* _Instructions to follow_
Repeat the material exactly from its first line to the line that includes "5.5, 6, 7, 8, 9];". Skip pictures.

* _Information supplied_

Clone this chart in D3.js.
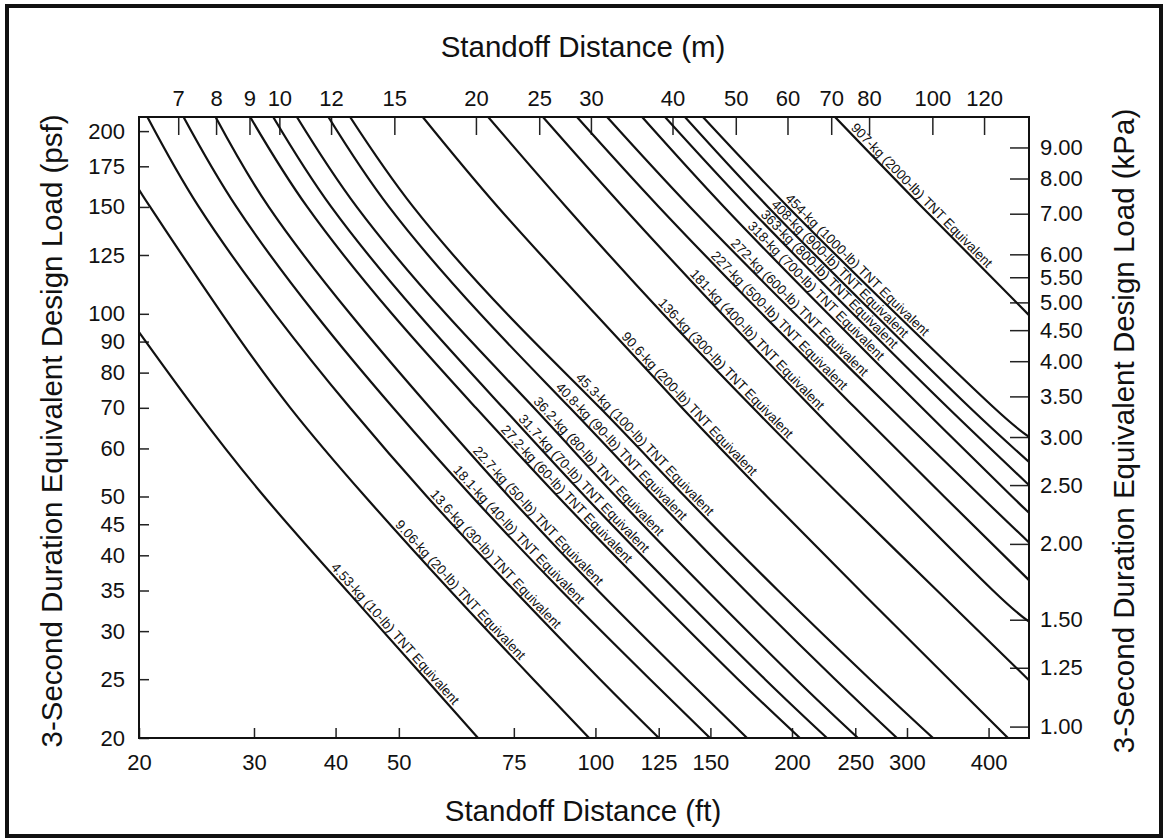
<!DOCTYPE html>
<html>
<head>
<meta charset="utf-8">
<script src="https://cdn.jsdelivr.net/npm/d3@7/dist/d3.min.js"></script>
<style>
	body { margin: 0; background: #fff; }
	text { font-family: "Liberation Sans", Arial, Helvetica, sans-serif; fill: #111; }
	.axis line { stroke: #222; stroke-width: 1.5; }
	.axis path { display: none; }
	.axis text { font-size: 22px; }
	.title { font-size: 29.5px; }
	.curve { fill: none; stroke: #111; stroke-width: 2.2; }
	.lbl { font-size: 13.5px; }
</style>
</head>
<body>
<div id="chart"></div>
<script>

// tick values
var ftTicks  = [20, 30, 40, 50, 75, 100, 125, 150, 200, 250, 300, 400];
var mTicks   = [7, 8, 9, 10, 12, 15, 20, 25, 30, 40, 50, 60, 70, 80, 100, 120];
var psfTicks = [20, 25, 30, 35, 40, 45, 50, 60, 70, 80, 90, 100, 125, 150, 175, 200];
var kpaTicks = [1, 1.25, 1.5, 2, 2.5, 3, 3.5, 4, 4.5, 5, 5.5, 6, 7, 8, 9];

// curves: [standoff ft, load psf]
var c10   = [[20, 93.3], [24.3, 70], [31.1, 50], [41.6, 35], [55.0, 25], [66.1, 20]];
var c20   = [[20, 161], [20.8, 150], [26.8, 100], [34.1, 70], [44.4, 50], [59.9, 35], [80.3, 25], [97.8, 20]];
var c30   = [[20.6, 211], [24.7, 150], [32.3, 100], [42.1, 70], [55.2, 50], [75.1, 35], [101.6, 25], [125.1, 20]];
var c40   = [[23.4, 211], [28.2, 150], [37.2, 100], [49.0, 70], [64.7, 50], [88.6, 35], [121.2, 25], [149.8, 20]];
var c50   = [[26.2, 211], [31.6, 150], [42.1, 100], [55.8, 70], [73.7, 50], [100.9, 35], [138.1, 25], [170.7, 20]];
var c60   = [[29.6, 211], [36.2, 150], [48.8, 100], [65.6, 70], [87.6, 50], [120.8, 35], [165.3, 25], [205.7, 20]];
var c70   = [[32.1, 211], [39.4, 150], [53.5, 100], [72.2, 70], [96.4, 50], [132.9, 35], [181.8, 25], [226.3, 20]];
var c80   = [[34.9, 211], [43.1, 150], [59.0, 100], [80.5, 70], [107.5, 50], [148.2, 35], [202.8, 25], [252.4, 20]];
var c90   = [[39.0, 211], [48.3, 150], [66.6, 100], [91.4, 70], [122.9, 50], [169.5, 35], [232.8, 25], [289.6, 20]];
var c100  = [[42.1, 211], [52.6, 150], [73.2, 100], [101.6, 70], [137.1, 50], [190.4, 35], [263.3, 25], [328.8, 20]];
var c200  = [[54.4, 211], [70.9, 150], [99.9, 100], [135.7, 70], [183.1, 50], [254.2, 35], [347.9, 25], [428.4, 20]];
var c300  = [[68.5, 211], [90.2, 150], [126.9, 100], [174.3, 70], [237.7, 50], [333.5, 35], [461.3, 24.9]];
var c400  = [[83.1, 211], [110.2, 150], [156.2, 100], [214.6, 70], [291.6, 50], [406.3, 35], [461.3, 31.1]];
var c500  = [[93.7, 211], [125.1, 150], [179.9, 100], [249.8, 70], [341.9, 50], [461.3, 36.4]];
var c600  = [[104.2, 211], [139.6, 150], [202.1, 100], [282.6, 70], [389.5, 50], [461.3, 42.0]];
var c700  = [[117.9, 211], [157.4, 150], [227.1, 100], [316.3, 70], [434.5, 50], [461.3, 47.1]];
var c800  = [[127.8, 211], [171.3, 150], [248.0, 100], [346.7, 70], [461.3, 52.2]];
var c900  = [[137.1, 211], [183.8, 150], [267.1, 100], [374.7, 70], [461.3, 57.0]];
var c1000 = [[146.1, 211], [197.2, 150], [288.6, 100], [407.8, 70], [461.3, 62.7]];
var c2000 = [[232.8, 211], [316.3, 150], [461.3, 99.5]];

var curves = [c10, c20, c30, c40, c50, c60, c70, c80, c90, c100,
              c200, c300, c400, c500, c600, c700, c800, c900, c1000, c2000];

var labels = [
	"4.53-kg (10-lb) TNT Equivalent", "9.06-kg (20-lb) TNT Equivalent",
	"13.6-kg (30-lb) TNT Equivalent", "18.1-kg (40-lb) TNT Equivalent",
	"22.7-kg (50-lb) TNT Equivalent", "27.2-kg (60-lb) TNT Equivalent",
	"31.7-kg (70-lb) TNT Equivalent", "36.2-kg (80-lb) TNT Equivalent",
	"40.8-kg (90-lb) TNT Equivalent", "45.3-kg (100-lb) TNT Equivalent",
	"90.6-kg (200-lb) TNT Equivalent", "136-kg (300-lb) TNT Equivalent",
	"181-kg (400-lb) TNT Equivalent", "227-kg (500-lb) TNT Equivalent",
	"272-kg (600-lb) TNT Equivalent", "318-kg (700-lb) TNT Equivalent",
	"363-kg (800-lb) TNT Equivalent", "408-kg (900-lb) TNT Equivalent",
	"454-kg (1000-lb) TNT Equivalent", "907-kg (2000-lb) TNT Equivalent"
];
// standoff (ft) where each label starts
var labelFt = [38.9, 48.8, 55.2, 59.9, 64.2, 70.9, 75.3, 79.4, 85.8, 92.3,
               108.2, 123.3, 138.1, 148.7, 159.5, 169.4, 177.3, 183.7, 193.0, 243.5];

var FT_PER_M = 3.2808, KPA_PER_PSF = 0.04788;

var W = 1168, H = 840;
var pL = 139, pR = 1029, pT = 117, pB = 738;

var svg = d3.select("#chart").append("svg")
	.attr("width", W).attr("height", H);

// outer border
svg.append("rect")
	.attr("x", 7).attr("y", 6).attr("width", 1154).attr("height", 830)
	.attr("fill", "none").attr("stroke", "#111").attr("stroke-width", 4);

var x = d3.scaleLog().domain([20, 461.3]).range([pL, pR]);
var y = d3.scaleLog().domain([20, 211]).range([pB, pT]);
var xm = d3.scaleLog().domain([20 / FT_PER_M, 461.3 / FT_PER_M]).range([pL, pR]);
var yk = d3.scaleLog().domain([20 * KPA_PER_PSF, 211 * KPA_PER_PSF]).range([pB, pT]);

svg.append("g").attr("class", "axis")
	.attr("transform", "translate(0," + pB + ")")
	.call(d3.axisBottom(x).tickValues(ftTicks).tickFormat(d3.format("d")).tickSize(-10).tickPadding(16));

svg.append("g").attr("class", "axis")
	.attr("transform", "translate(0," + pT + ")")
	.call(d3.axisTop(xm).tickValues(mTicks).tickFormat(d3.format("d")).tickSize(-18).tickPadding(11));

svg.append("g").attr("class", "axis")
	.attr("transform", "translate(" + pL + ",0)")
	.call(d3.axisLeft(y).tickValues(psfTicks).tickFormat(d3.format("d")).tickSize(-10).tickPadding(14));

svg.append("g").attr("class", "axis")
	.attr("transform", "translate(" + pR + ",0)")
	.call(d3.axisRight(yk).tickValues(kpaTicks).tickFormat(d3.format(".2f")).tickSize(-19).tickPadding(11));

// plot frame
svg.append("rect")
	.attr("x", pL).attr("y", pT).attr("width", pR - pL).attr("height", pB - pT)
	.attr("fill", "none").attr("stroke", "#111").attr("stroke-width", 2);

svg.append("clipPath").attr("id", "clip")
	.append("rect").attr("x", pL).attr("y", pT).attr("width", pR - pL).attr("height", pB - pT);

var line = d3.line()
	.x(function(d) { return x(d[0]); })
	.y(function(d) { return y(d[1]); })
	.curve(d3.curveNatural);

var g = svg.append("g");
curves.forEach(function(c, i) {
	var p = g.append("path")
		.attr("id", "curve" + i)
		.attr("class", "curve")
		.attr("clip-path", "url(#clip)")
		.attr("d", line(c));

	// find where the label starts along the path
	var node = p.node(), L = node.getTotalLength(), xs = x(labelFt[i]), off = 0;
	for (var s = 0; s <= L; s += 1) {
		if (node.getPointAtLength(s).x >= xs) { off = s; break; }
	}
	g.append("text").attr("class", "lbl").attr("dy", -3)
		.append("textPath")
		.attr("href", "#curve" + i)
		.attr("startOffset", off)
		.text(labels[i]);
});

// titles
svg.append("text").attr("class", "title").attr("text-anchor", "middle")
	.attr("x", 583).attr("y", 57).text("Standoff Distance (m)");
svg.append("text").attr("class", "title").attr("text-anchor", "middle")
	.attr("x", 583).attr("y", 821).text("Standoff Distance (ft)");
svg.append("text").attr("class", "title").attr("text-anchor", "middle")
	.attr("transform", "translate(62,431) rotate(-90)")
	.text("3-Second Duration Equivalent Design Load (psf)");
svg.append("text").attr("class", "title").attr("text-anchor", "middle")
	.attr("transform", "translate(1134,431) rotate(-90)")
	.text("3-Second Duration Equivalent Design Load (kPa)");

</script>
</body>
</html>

* _Answer below_
Clone this chart in D3.js.
<!DOCTYPE html>
<html>
<head>
<meta charset="utf-8">
<script src="https://cdn.jsdelivr.net/npm/d3@7/dist/d3.min.js"></script>
<style>
	body { margin: 0; background: #fff; }
	text { font-family: "Liberation Sans", Arial, Helvetica, sans-serif; fill: #111; }
	.axis line { stroke: #222; stroke-width: 1.5; }
	.axis path { display: none; }
	.axis text { font-size: 22px; }
	.title { font-size: 29.5px; }
	.curve { fill: none; stroke: #111; stroke-width: 2.2; }
	.lbl { font-size: 13.5px; }
</style>
</head>
<body>
<div id="chart"></div>
<script>

// tick values
var ftTicks  = [20, 30, 40, 50, 75, 100, 125, 150, 200, 250, 300, 400];
var mTicks   = [7, 8, 9, 10, 12, 15, 20, 25, 30, 40, 50, 60, 70, 80, 100, 120];
var psfTicks = [20, 25, 30, 35, 40, 45, 50, 60, 70, 80, 90, 100, 125, 150, 175, 200];
var kpaTicks = [1, 1.25, 1.5, 2, 2.5, 3, 3.5, 4, 4.5, 5, 5.5, 6, 7, 8, 9];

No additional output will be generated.